Field Marshal Sir Douglas Haig, chief of staff of the British Expeditionary Force (BEF) and architect of the battle, evidently agreed. On the day after the debacle, stating that the enemy "has undoubtedly been shaken and has few reserves in hand," he discussed with subordinates methods for continuing the offensive.
Which he did, with a kind of transcendent stubbornness, for another four months, until winter weather forced an end to the campaign, if not the fighting. By then, Haig's army had suffered more than 400,000 casualties.

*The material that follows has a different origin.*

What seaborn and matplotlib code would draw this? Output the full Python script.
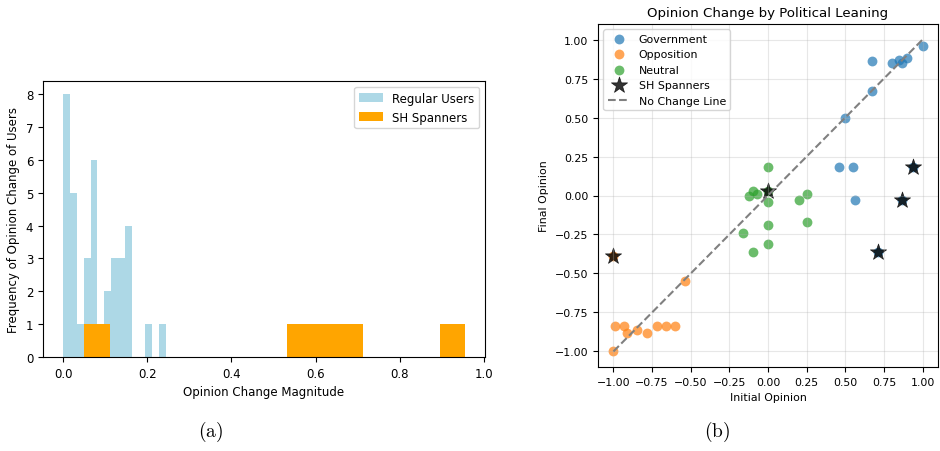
import numpy as np
import matplotlib
matplotlib.use("Agg")
import matplotlib.pyplot as plt
import seaborn as sns

# (a) histogram: counts per bin, 15 bins over each group's range
regular_range = (0.0, 0.2444)
regular_counts = [8, 5, 1, 3, 6, 0, 2, 3, 3, 4, 0, 0, 1, 0, 1]
spanner_range = (0.05, 0.955)
spanner_counts = [1, 0, 0, 0, 0, 0, 0, 0, 1, 1, 1, 0, 0, 0, 1]

# (b) scatter: initial vs final opinion
gov_init = [0.67, 0.80, 0.85, 0.87, 0.90, 1.00, 0.67, 0.50, 0.46, 0.55, 0.56, 0.94, 0.87, 0.71]
gov_final = [0.86, 0.85, 0.87, 0.85, 0.88, 0.96, 0.67, 0.50, 0.18, 0.18, -0.03, 0.18, -0.03, -0.36]
opp_init = [-1.00, -0.99, -0.93, -0.91, -0.85, -0.78, -0.72, -0.66, -0.60, -0.54, -1.00]
opp_final = [-1.00, -0.84, -0.84, -0.88, -0.86, -0.88, -0.84, -0.84, -0.84, -0.55, -0.39]
neu_init = [0.00, -0.10, -0.12, -0.07, 0.00, 0.20, 0.25, 0.25, 0.00, 0.00, -0.10, -0.16, 0.00]
neu_final = [0.18, 0.03, 0.00, 0.01, -0.04, -0.03, 0.01, -0.17, -0.19, -0.31, -0.36, -0.24, 0.03]
sh_init = [0.94, 0.87, 0.71, 0.00, -1.00]
sh_final = [0.18, -0.03, -0.36, 0.03, -0.39]

plt.rcParams["font.size"] = 8.5
plt.rcParams["mathtext.fontset"] = "cm"

fig = plt.figure(figsize=(9.4, 4.52), dpi=100)
ax1 = fig.add_axes([43 / 940, 94 / 452, 442 / 940, 276 / 452])
ax2 = fig.add_axes([598 / 940, 84 / 452, 340 / 940, 343 / 452])


def centers(rng, n):
    edges = np.linspace(rng[0], rng[1], n + 1)
    return (edges[:-1] + edges[1:]) / 2


sns.histplot(
    x=centers(regular_range, len(regular_counts)),
    weights=regular_counts,
    bins=len(regular_counts),
    binrange=regular_range,
    color="lightblue",
    alpha=1,
    linewidth=0,
    label="Regular Users",
    ax=ax1,
)
sns.histplot(
    x=centers(spanner_range, len(spanner_counts)),
    weights=spanner_counts,
    bins=len(spanner_counts),
    binrange=spanner_range,
    color="orange",
    alpha=1,
    linewidth=0,
    label="SH Spanners",
    ax=ax1,
)
ax1.set_xlabel("Opinion Change Magnitude")
ax1.set_ylabel("Frequency of Opinion Change of Users")
ax1.legend(loc="upper right")

# right panel uses slightly smaller text
fs = 7.9
groups = [
    ("Government", gov_init, gov_final, "tab:blue"),
    ("Opposition", opp_init, opp_final, "tab:orange"),
    ("Neutral", neu_init, neu_final, "tab:green"),
]
for name, xi, yf, col in groups:
    sns.scatterplot(x=xi, y=yf, color=col, s=50, alpha=0.7, linewidth=0, label=name, ax=ax2)

sns.scatterplot(
    x=sh_init, y=sh_final, marker="*", color="black", s=150, alpha=0.8,
    edgecolor="black", linewidth=0.5, label="SH Spanners", ax=ax2,
)
sns.lineplot(x=[-1, 1], y=[-1, 1], color="gray", linestyle="--", label="No Change Line", ax=ax2)

ax2.set_title("Opinion Change by Political Leaning", fontsize=9.6)
ax2.set_xlabel("Initial Opinion", fontsize=fs)
ax2.set_ylabel("Final Opinion", fontsize=fs)
ax2.tick_params(labelsize=fs)
ax2.grid(True, alpha=0.3)
ax2.legend(loc="upper left", fontsize=fs)

fig.text(211 / 940, 20 / 452, r"$\mathrm{(a)}$", fontsize=14, ha="center", va="center")
fig.text(717 / 940, 20 / 452, r"$\mathrm{(b)}$", fontsize=14, ha="center", va="center")

fig.savefig("out.png", dpi=100)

For the British, in the grave judgment of noted military historian John
Keegan, "the battle was the greatest tragedy…of their national military history" and "marked the end of an age of vital optimism in British life that has never been recovered."
But Haig was not finished yet.
The great commanders of history fascinate us, and we read their biographies looking for one or more character attributes we believe accounted for their success. With Napoleon, for example, we think imagination. In Lee, we see audacity. Wellington, composure. Hannibal, daring. Of course, truly great generals seem to possess all these qualities to some degree. They are artists of a kind, blending in one person intelligence, intuition, courage, calculation and many other traits that allow them to see what others cannot and to act when the time is right. For students of military history, the question of what makes great commanders is inexhaustibly fascinating.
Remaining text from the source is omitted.